When the people closest to me were not able to give me the support I needed, other people stepped in to make up the difference. This is not me getting mad or blaming anyone that I was close to at that time, but there was just no way for them to truly empathize with what was going on with me. Different people in my life can support me with my different struggles. THAT IS WHY OTHER PEOPLE WERE SO IMPORTANT TO ME because there are plenty of people who understood my struggle. I just had to look harder to find them. The more I share my story, the more I realize I am not alone. I cannot express enough how grateful I am for those who helped “douse me in empathy” so that I could start working through my shame.
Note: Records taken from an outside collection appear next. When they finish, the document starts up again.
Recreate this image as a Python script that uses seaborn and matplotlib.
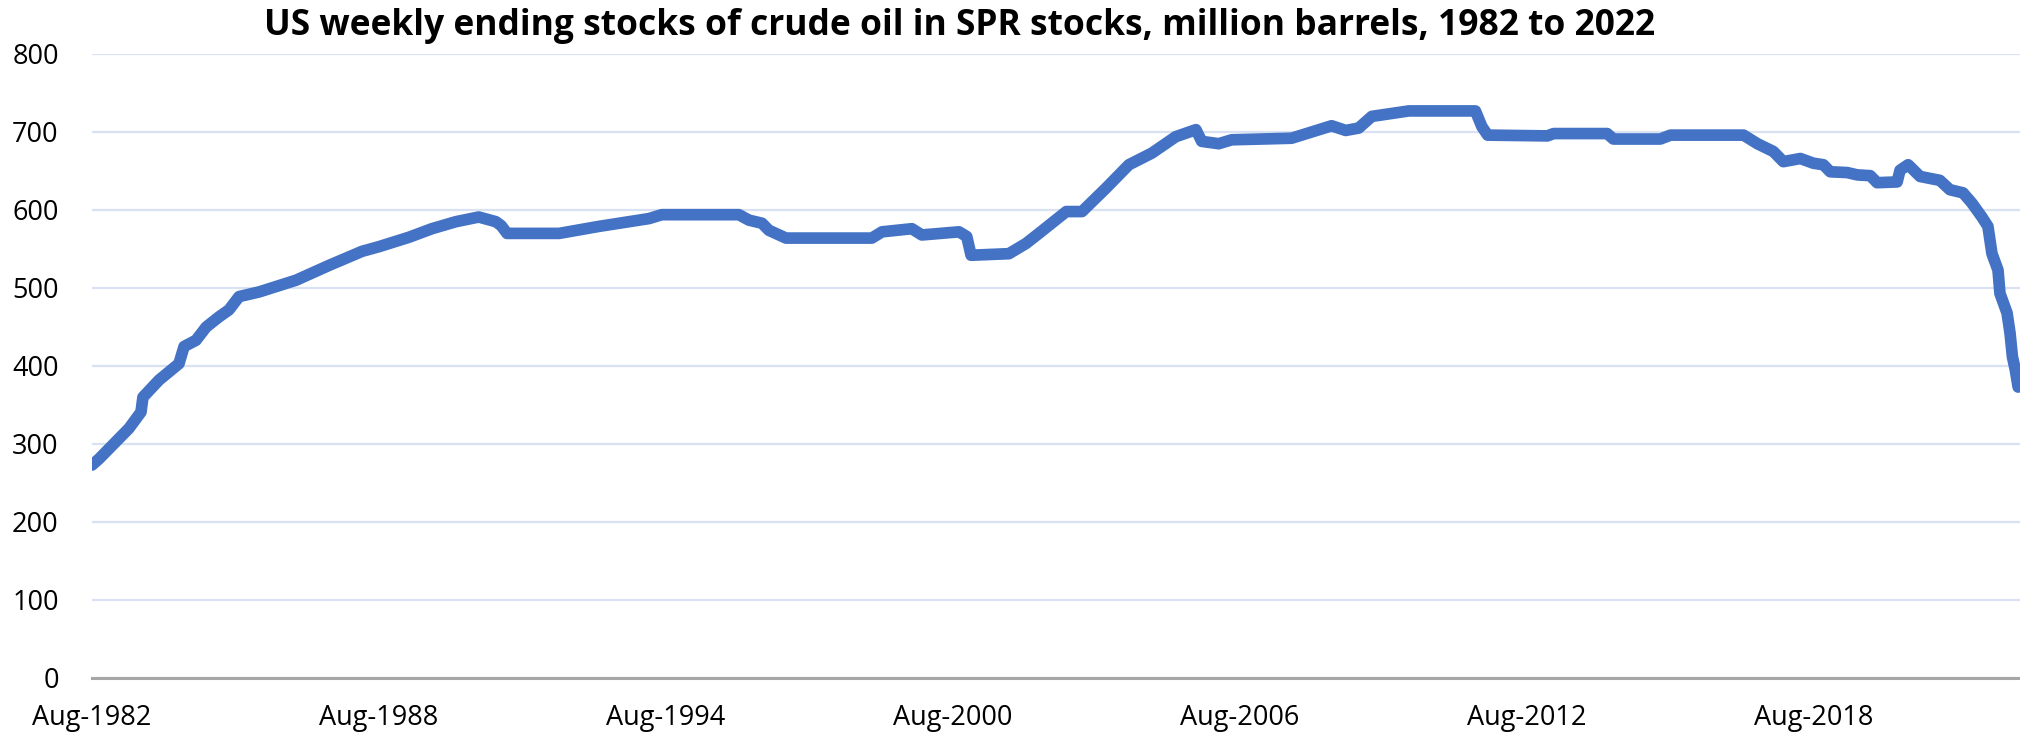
import matplotlib
matplotlib.use("Agg")
import matplotlib.pyplot as plt
import seaborn as sns
import pandas as pd

# ---- data ----
dates = [
    "1982-08-20", "1982-10-13", "1983-05-29", "1983-08-29", "1983-09-13", "1984-01-14",
    "1984-06-14", "1984-07-23", "1984-10-22", "1985-01-08", "1985-04-16", "1985-07-01",
    "1985-09-16", "1986-02-17", "1986-11-25", "1987-08-04", "1988-04-12", "1988-08-19",
    "1989-04-04", "1989-09-27", "1990-03-29", "1990-09-20", "1991-01-29", "1991-03-10",
    "1991-04-24", "1992-05-26", "1993-03-26", "1994-04-12", "1994-07-19", "1996-02-27",
    "1996-05-14", "1996-08-22", "1996-10-13", "1997-02-21", "1998-12-08", "1999-02-24",
    "1999-10-10", "1999-12-25", "2000-10-04", "2000-12-02", "2001-01-04", "2001-10-20",
    "2002-02-27", "2002-06-06", "2003-01-01", "2003-05-01", "2003-10-31", "2004-04-23",
    "2004-10-16", "2005-04-16", "2005-09-17", "2005-10-31", "2006-03-10", "2006-06-17",
    "2007-09-17", "2008-07-19", "2008-11-03", "2009-02-10", "2009-05-22", "2010-02-28",
    "2011-07-22", "2011-09-09", "2011-10-23", "2013-01-22", "2013-03-10", "2014-04-23",
    "2014-06-09", "2015-06-03", "2015-08-19", "2017-02-27", "2017-06-13", "2017-10-13",
    "2017-12-28", "2018-05-07", "2018-08-14", "2018-10-30", "2018-12-21", "2019-04-29",
    "2019-07-16", "2019-10-23", "2019-12-14", "2020-05-15", "2020-06-06", "2020-08-07",
    "2020-11-06", "2021-04-06", "2021-06-22", "2021-09-30", "2021-12-06", "2022-02-21",
    "2022-04-08", "2022-05-09", "2022-06-24", "2022-07-09", "2022-09-01", "2022-09-24",
    "2022-10-12", "2022-11-03", "2022-11-25",
]
stocks = [
    273, 281, 320, 341, 360, 382,
    403, 425, 433, 450, 463, 472,
    489, 495, 510, 529, 547, 553,
    565, 576, 585, 591, 585, 580,
    570, 570, 579, 589, 594, 594,
    587, 583, 574, 564, 564, 572,
    576, 568, 572, 566, 542, 544,
    557, 570, 598, 598, 628, 658,
    673, 694, 703, 688, 685, 690,
    692, 708, 702, 705, 720, 727,
    727, 707, 696, 695, 698, 698,
    691, 691, 696, 696, 685, 675,
    662, 666, 660, 658, 649, 648,
    645, 644, 635, 636, 651, 658,
    643, 638, 626, 622, 609, 591,
    579, 544, 523, 493, 468, 442,
    412, 395, 373,
]
tick_labels = ["Aug-1982", "Aug-1988", "Aug-1994", "Aug-2000",
               "Aug-2006", "Aug-2012", "Aug-2018"]
tick_dates = ["1982-08-20", "1988-08-19", "1994-08-19", "2000-08-18",
              "2006-08-18", "2012-08-17", "2018-08-17"]
y_ticks = [0, 100, 200, 300, 400, 500, 600, 700, 800]
title = "US weekly ending stocks of crude oil in SPR stocks, million barrels, 1982 to 2022"

df = pd.DataFrame({"date": pd.to_datetime(dates), "stocks": stocks})

sns.set_theme(style="white")
plt.rcParams["font.family"] = ["Open Sans", "DejaVu Sans"]

fig = plt.figure(figsize=(20.2, 7.36), dpi=100)
ax = fig.add_axes([92 / 2020, 58 / 736, 1 - 92 / 2020, (678 - 54) / 736])

sns.lineplot(data=df, x="date", y="stocks", ax=ax, color="#4472C4",
             linewidth=8.4, solid_joinstyle="round", solid_capstyle="round",
             zorder=3)

ax.set_xlim(pd.Timestamp("1982-08-20"), pd.Timestamp("2022-12-09"))
ax.set_ylim(0, 800)
ax.set_yticks(y_ticks)
ax.set_yticklabels([str(v) for v in y_ticks])
ax.set_xticks(pd.to_datetime(tick_dates))
ax.set_xticklabels(tick_labels)

ax.grid(axis="y", color="#D9E2F3", linewidth=1.6, zorder=0)
ax.grid(axis="x", visible=False)
for s in ["top", "right", "left"]:
    ax.spines[s].set_visible(False)
ax.spines["bottom"].set_color("#A6A6A6")
ax.spines["bottom"].set_linewidth(2.2)
ax.spines["bottom"].set_zorder(2)

ax.tick_params(axis="y", length=0, pad=24, labelsize=19.5, labelcolor="#000000")
ax.tick_params(axis="x", length=0, pad=19, labelsize=19.5, labelcolor="#000000")
ax.set_xlabel("")
ax.set_ylabel("")

fig.text(0.475, 1 - 26 / 736, title, ha="center", va="center",
         fontsize=25.5, fontweight="bold", color="#000000")

fig.savefig("out.png", dpi=100)
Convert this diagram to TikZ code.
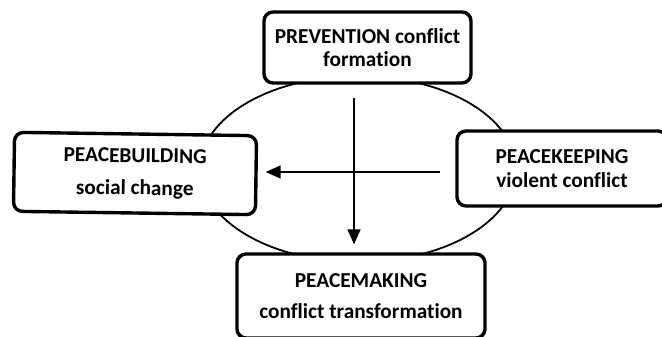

I also have a lot of people who reach out to criticize my experience and defend the entity that brought me so much pain. I have a lot of people who still try to make me feel alone by making it seem as though my struggles are illogical or invalid, but it is too late. The more I go on and the more I tell my story, the more people I come in contact with people that have almost the exact same experience as me.
Some people might ask, well why do you keep talking about the church? Why can't you just move on? Well, it was because the church's teachings made me feel alone for my entire life and I want to do what I can to make sure others do not feel the same way.
If the church is so fragile that people openly sharing their personal experiences and talking about its flaws causes people’s testimonies to crumble, maybe something is not wrong with those leaving but something wrong with the church itself.